Curatorial Projects: NIACC Gallery Director > The Geocentric Model: Drew Etienne

"The Geocentric Model"
Paintings by Drew Etienne
NIACC Art Gallery

2022
2022
2022
2022
2022
2022
2022

The Geocentric Model
“Look again at that dot. That's here. That's home. That's us. On it everyone you love, everyone you know, everyone you ever heard of, every human being who ever was, lived out their lives. The aggregate of our joy and suffering, thousands of confident religions, ideologies, and economic doctrines, every hunter and forager, every hero and coward, every creator and destroyer of civilization, every king and peasant, every young couple in love, every mother and father, hopeful child, inventor and explorer, every teacher of morals, every corrupt politician, every "superstar," every "supreme leader," every saint and sinner in the history of our species lived there--on a mote of dust suspended in a sunbeam.

The Earth is a very small stage in a vast cosmic arena. Think of the rivers of blood spilled by all those generals and emperors so that, in glory and triumph, they could become the momentary masters of a fraction of a dot. Think of the endless cruelties visited by the inhabitants of one corner of this pixel on the scarcely distinguishable inhabitants of some other corner, how frequent their misunderstandings, how eager they are to kill one another, how fervent their hatreds.

Our posturings, our imagined self-importance, the delusion that we have some privileged position in the Universe, are challenged by this point of pale light. Our planet is a lonely speck in the great enveloping cosmic dark. In our obscurity, in all this vastness, there is no hint that help will come from elsewhere to save us from ourselves.”

-Carl Sagan, Pale Blue Dot: A Vision of the Human Future In Space, 1994

Artist Statement
This vision of a small sliver of the unfathomable number of potential planets in our Cosmos was created using the same natural chemical processes that are constantly at work on our planet Earth. Perhaps in
the past you’ve looked down at a puddle of wet sand or mud and noticed how much the small channels of water cutting through mimic the same structure seen in an aerial view of a large river delta. Of course they would look the same, they, like the rest of the Cosmos, are all governed by the same physical laws.

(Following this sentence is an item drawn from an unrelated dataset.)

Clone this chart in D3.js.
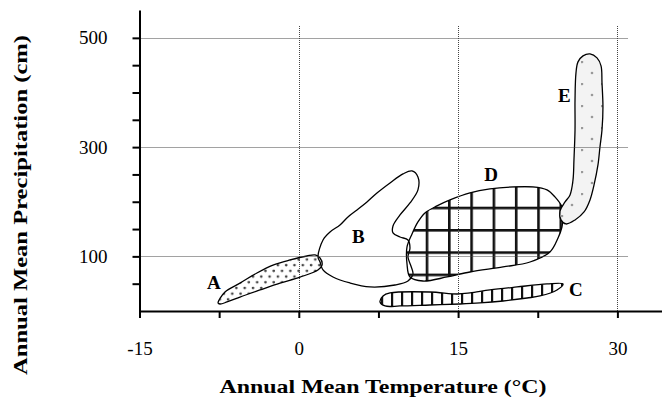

So it is unsurprising that, using natural physical materials at a small scale, I may arrive at something that looks so much like a distant unexplored planet. The inks used for these pieces were made from: foraged goldenrod, black walnuts, acorn caps, oak galls, pokeberries, clay dust, salvaged copper, steel, rust, chalk, charcoal, and leftover onion skin, and avocado pits. The titles were taken from exoplanets discovered in 2016, of which there were 1,497.